Yes, we all know she’s a fiesty Maverick, that wouldn’t hesitate to “pull the trigger.” But is that what we really want? Isn’t that how we ended up in this mess in Iraq? (I mean, apart from the whole lying about why we went there)
Wouldn’t you rather have the smartest MF you can find making those kind of command discisions? (I don’t know, maybe some who graduated 1st in his class at Harvard as an example.)
Why do we keep picking people who we think would be cool to have a beer with?

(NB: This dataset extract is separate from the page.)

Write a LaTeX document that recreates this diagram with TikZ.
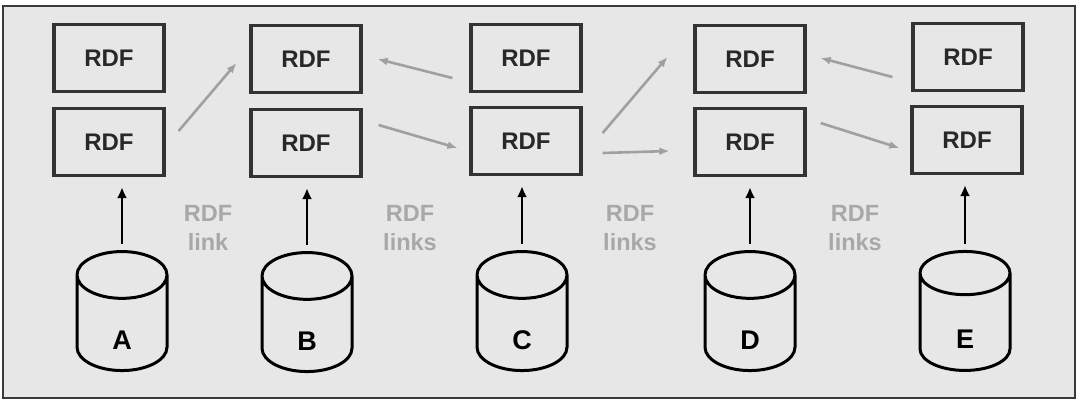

Don’t you think having someone in the White House who has an intimidating intellect and a “smooth” persona would be a good thing right about now?
Look, we both know that Obama isn’t going to able to keep all his campaign promises (name one President who did), in order to fix all the problems facing this country he’s going to have to bend on any number of them.
Maybe the old McCain would be able to, not sure about the new and “improved” version, but Palin? Come on! She seem’s like a pretty black and white kind of gal. Unfortunitly, the world really is made of shades of gray.
Just to keep it straight, Obama received his his J.D. magna cum laude from Harvard, but i’m pretty sure he wasn’t first in his class (unless that was more a metaphor than a direct reference).
Yes, Jeremy, Obama did receive his J.D. from Harvard, whereas Sarah Palin went to five colleges in four years and her pretensions to foreign policy experience are that she can see Alaska from her window.
Unlike Obama who has been articulate and thoughtful, she has refused to answer direct questions both in interviews and in her one debate with Joe Biden.
It’s fine to support somebody and to make a partisan case for them, but this columnist didn’t really make a good case because his comparisons were so far off target.
Weak, go read George Will, David Brooks, Peggy Noonan, Gen. Powell, and the McCain campaign which has labeled Palin a power hungry diva… all more credible than some dude none of us has ever heard of.
Jeremy,
My bad. I’d thought I’d read he finished first, but after looking it up I couldn’t find it. Although he was the President of the Harvard Law Review, which is a fairly significant accomplishment.
Look, my point really is that he’s a smart dude. And I don’t think that most of the people reading this blog is truely believe that he’s a communist or a radical, or that he’s going to end America as we know it.
But of the choices we’re being offered he may be the smartest guy out there. And at this point, I”m ready for someone really really smart.
Frenchy, i’m not too sure about the belief thing. And to be honest, the more i’ve thought about it, the more depressing it’s become. Either a good number of people actually believe that he’s a radical, bent on transforming America into a Soviet second coming, or they are perfectly comfortable pushing a viewpoint which they don’t believe, and whipping up false outrage. An “ends justify the means” scenario. Maybe it’s just the followers falling in behind the leader (McCain), and taking his lead. He’s stated he doesn’t consider Obama a socialist, and yet his campaign seems comfortable continuing to push that line. The irony of course being that a good portion of our strongest allies are far more socialist than we (atleast judging by governemt ownership of industry).
In many ways, as excited as I am by the potential prospect of an Obama presidency (and have been ever since reading Dreams of my Father back in 2004), i just want this to be over. The great campaign of ideas i was hoping for has been drowned beneath the bogs of association and innuendo, and partisanship more bitter than I thought possible (and thats saying a lot after experienceing Rovian-style politics). Wednesday can’t come soon enough.
Well said Jeremy. The good news is we’re almost there.